WHAT NEEDS TO BE DONE | From the first line of the data down to and including the line with "444020, 438246, 432080];", copy everything exactly, leaving out pictures.

## Begin DATA SHOWN

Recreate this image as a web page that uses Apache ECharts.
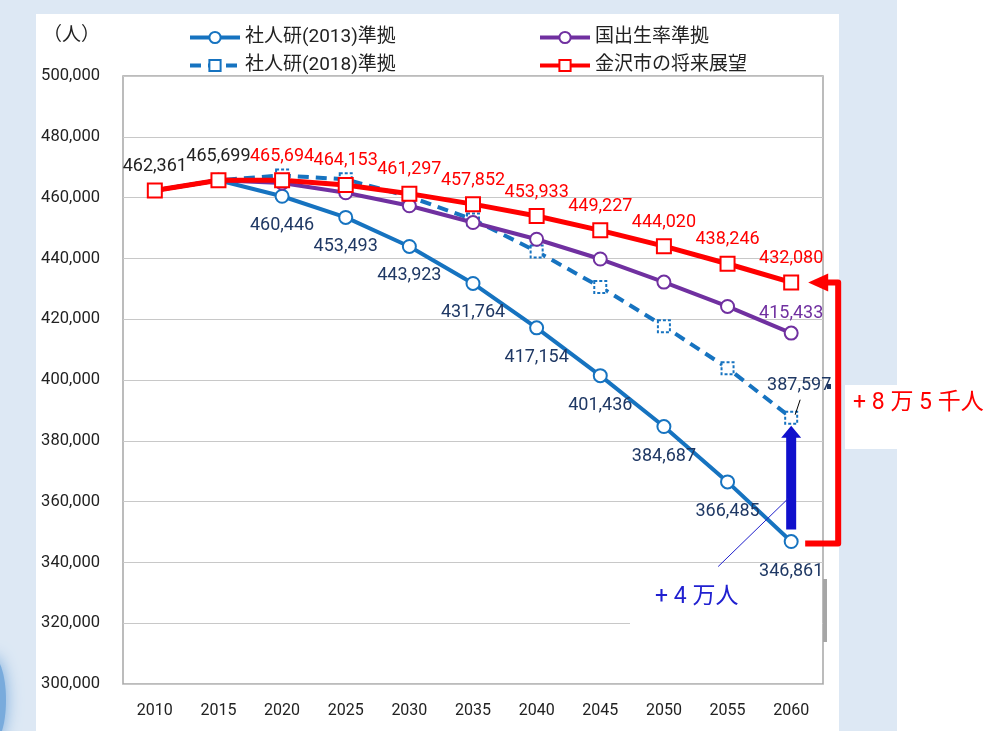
<!DOCTYPE html>
<html>
<head>
<meta charset="utf-8">
<script src="https://cdn.jsdelivr.net/npm/echarts@6/dist/echarts.min.js"></script>
<style>
html, body { margin: 0; padding: 0; background: #dde8f4; }
#chart { width: 1001px; height: 731px; }
</style>
</head>
<body>
<div id="chart"></div>
<script>
// 年次
const years = ['2010', '2015', '2020', '2025', '2030', '2035', '2040', '2045', '2050', '2055', '2060'];
// 社人研(2013)準拠
const ipss2013 = [462361, 465699, 460446, 453493, 443923, 431764, 417154, 401436, 384687, 366485, 346861];
// 社人研(2018)準拠 (2060以外は図から読み取り)
const ipss2018 = [462361, 465699, 467300, 466000, 460300, 452800, 442300, 430600, 417700, 403900, 387597];
// 国出生率準拠 (2060以外は図から読み取り)
const natBirth = [462361, 465699, 464800, 461600, 457300, 451800, 446300, 439800, 432200, 424200, 415433];
// 金沢市の将来展望
const outlook = [462361, 465699, 465694, 464153, 461297, 457852, 453933, 449227, 444020, 438246, 432080];

const FONT = "Roboto, 'Noto Sans CJK JP', sans-serif";
const BLUE = '#1673c0', PURPLE = '#7030a0', RED = '#ff0000', NAVY = '#1f3864';
const fmt = v => Number(v).toLocaleString('en-US');
const last = years.length - 1;

const chart = echarts.init(document.getElementById('chart'));

const legendBase = {
    orient: 'vertical', top: 28, itemGap: 9, padding: 0,
    itemWidth: 50, itemHeight: 14,
    lineStyle: { width: 4 },
    textStyle: { fontSize: 19, color: '#222', fontFamily: FONT }
};

const option = {
    backgroundColor: '#dde8f4',
    animation: false,
    textStyle: { fontFamily: FONT },
    grid: {
        left: 123, right: 178, top: 76, bottom: 47,
        show: true, borderColor: '#a6a6a6', borderWidth: 1.5
    },
    legend: [
        Object.assign({ data: ['社人研(2013)準拠', '社人研(2018)準拠'], left: 188 }, legendBase),
        Object.assign({ data: ['国出生率準拠', '金沢市の将来展望'], left: 538 }, legendBase)
    ],
    xAxis: {
        type: 'category', data: years, boundaryGap: true,
        axisLine: { show: false }, axisTick: { show: false },
        axisLabel: { color: '#222', fontSize: 16, margin: 19, fontFamily: FONT }
    },
    yAxis: {
        type: 'value', min: 300000, max: 500000, interval: 20000,
        axisLine: { show: false }, axisTick: { show: false },
        axisLabel: { color: '#222', fontSize: 16.5, margin: 23, formatter: fmt, fontFamily: FONT },
        splitLine: { lineStyle: { color: '#c8c8c8', width: 1.2 } }
    },
    series: [{
        name: '社人研(2013)準拠', type: 'line', z: 3,
        data: ipss2013.map((v, i) => ({ value: v, label: { show: i >= 2 } })),
        symbol: 'emptyCircle', symbolSize: 13,
        itemStyle: { color: BLUE, borderWidth: 1.6 },
        lineStyle: { color: BLUE, width: 4 },
        label: { position: 'bottom', distance: 13, color: NAVY, fontSize: 18, fontFamily: FONT, formatter: p => fmt(p.value) }
    }, {
        name: '社人研(2018)準拠', type: 'line', z: 3,
        data: ipss2018.map((v, i) => ({ value: v, label: { show: i === last } })),
        symbol: 'emptyRect', symbolSize: 12,
        itemStyle: { color: BLUE, borderWidth: 1.4, borderType: [3, 2] },
        lineStyle: { color: BLUE, width: 4, type: [11, 7] },
        label: { position: 'top', offset: [8, -11], color: NAVY, fontSize: 18, fontFamily: FONT, formatter: p => fmt(p.value) }
    }, {
        name: '国出生率準拠', type: 'line', z: 4,
        data: natBirth.map((v, i) => ({ value: v, label: { show: i === last } })),
        symbol: 'emptyCircle', symbolSize: 13,
        itemStyle: { color: PURPLE, borderWidth: 1.6 },
        lineStyle: { color: PURPLE, width: 4 },
        label: { position: 'top', distance: 3, color: PURPLE, fontSize: 18, fontFamily: FONT, formatter: p => fmt(p.value) }
    }, {
        name: '金沢市の将来展望', type: 'line', z: 5,
        data: outlook.map((v, i) => ({ value: v, label: { color: i < 2 ? '#222' : RED } })),
        symbol: 'emptyRect', symbolSize: 14,
        itemStyle: { color: RED, borderWidth: 1.6 },
        lineStyle: { color: RED, width: 5 },
        label: { show: true, position: 'top', distance: 7, fontSize: 18, fontFamily: FONT, formatter: p => fmt(p.value) }
    }]
};

chart.setOption(option);

// 注記（矢印など）は2060年の点の画素位置から組み立てる
const pLow = chart.convertToPixel({ seriesIndex: 0 }, [last, ipss2013[last]]);
const pMid = chart.convertToPixel({ seriesIndex: 1 }, [last, ipss2018[last]]);
const pTop = chart.convertToPixel({ seriesIndex: 3 }, [last, outlook[last]]);
const x0 = pLow[0];
const gridRight = 1001 - 178;
const y320 = chart.convertToPixel({ yAxisIndex: 0 }, 320000);

const graphics = [
    // 白い台紙
    { type: 'rect', z: -10, shape: { x: 36, y: 14, width: 803, height: 731 }, style: { fill: '#fff' } },
    { type: 'rect', z: -10, shape: { x: 897, y: 0, width: 104, height: 731 }, style: { fill: '#fff' } },
    { type: 'rect', z: -10, shape: { x: 845, y: 385, width: 52, height: 64 }, style: { fill: '#fff' } },
    // 左下のぼかし
    { type: 'ellipse', z: -9, shape: { cx: -8, cy: 700, rx: 14, ry: 44 },
      style: { fill: '#79abdc', shadowBlur: 16, shadowColor: '#79abdc' } },
    // 単位
    { type: 'text', x: 43, y: 36, z: 10,
      style: { text: '（人）', fontSize: 19, fill: '#222', fontFamily: FONT, verticalAlign: 'middle' } },
    // +4万人 の白抜き
    { type: 'rect', z: 1, shape: { x: 630, y: y320 - 44, width: gridRight - 631, height: 72 }, style: { fill: '#fff' } },
    { type: 'rect', z: 1, shape: { x: gridRight, y: 579, width: 4, height: 63 }, style: { fill: '#a6a6a6' } },
    // 青矢印
    { type: 'polygon', z: 20, shape: { points: [
        [x0 - 5, pLow[1] - 12], [x0 + 5, pLow[1] - 12], [x0 + 5, pMid[1] + 20],
        [x0 + 10, pMid[1] + 20], [x0, pMid[1] + 8], [x0 - 10, pMid[1] + 20], [x0 - 5, pMid[1] + 20]
    ] }, style: { fill: '#1010cc' } },
    // +4万人 の引き出し線
    { type: 'line', z: 20, shape: { x1: x0 - 73, y1: pLow[1] + 25, x2: x0 - 3, y2: pLow[1] - 43 },
      style: { stroke: '#2020cc', lineWidth: 1 } },
    { type: 'text', z: 20, x: 655, y: 597,
      style: { text: '+ 4 万人', fontSize: 23, fill: '#2020d0', fontFamily: FONT, verticalAlign: 'middle' } },
    // 387,597 の引き出し線
    { type: 'line', z: 20, shape: { x1: x0 + 9, y1: pMid[1] - 18, x2: x0 + 4, y2: pMid[1] - 3 },
      style: { stroke: '#000', lineWidth: 1 } },
    { type: 'rect', z: 20, shape: { x: 827, y: 384, width: 4, height: 5 }, style: { fill: '#1f3864' } },
    // 赤い括弧矢印
    { type: 'polyline', z: 20, shape: { points: [
        [x0 + 14, pLow[1] + 2], [x0 + 47, pLow[1] + 2], [x0 + 47, pTop[1]], [x0 + 34, pTop[1]]
    ] }, style: { stroke: RED, lineWidth: 6, fill: null, lineJoin: 'round' } },
    { type: 'polygon', z: 20, shape: { points: [
        [x0 + 17, pTop[1]], [x0 + 37, pTop[1] - 9], [x0 + 37, pTop[1] + 9]
    ] }, style: { fill: RED } },
    { type: 'text', z: 20, x: 853, y: 403,
      style: { text: '+ 8 万 5 千人', fontSize: 23, fill: RED, fontFamily: FONT, verticalAlign: 'middle' } }
];

chart.setOption({ graphic: graphics });
</script>
</body>
</html>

## End DATA SHOWN

SOLUTION FOR THIS PROBLEM |
Recreate this image as a web page that uses Apache ECharts.
<!DOCTYPE html>
<html>
<head>
<meta charset="utf-8">
<script src="https://cdn.jsdelivr.net/npm/echarts@6/dist/echarts.min.js"></script>
<style>
html, body { margin: 0; padding: 0; background: #dde8f4; }
#chart { width: 1001px; height: 731px; }
</style>
</head>
<body>
<div id="chart"></div>
<script>
// 年次
const years = ['2010', '2015', '2020', '2025', '2030', '2035', '2040', '2045', '2050', '2055', '2060'];
// 社人研(2013)準拠
const ipss2013 = [462361, 465699, 460446, 453493, 443923, 431764, 417154, 401436, 384687, 366485, 346861];
// 社人研(2018)準拠 (2060以外は図から読み取り)
const ipss2018 = [462361, 465699, 467300, 466000, 460300, 452800, 442300, 430600, 417700, 403900, 387597];
// 国出生率準拠 (2060以外は図から読み取り)
const natBirth = [462361, 465699, 464800, 461600, 457300, 451800, 446300, 439800, 432200, 424200, 415433];
// 金沢市の将来展望
const outlook = [462361, 465699, 465694, 464153, 461297, 457852, 453933, 449227, 444020, 438246, 432080];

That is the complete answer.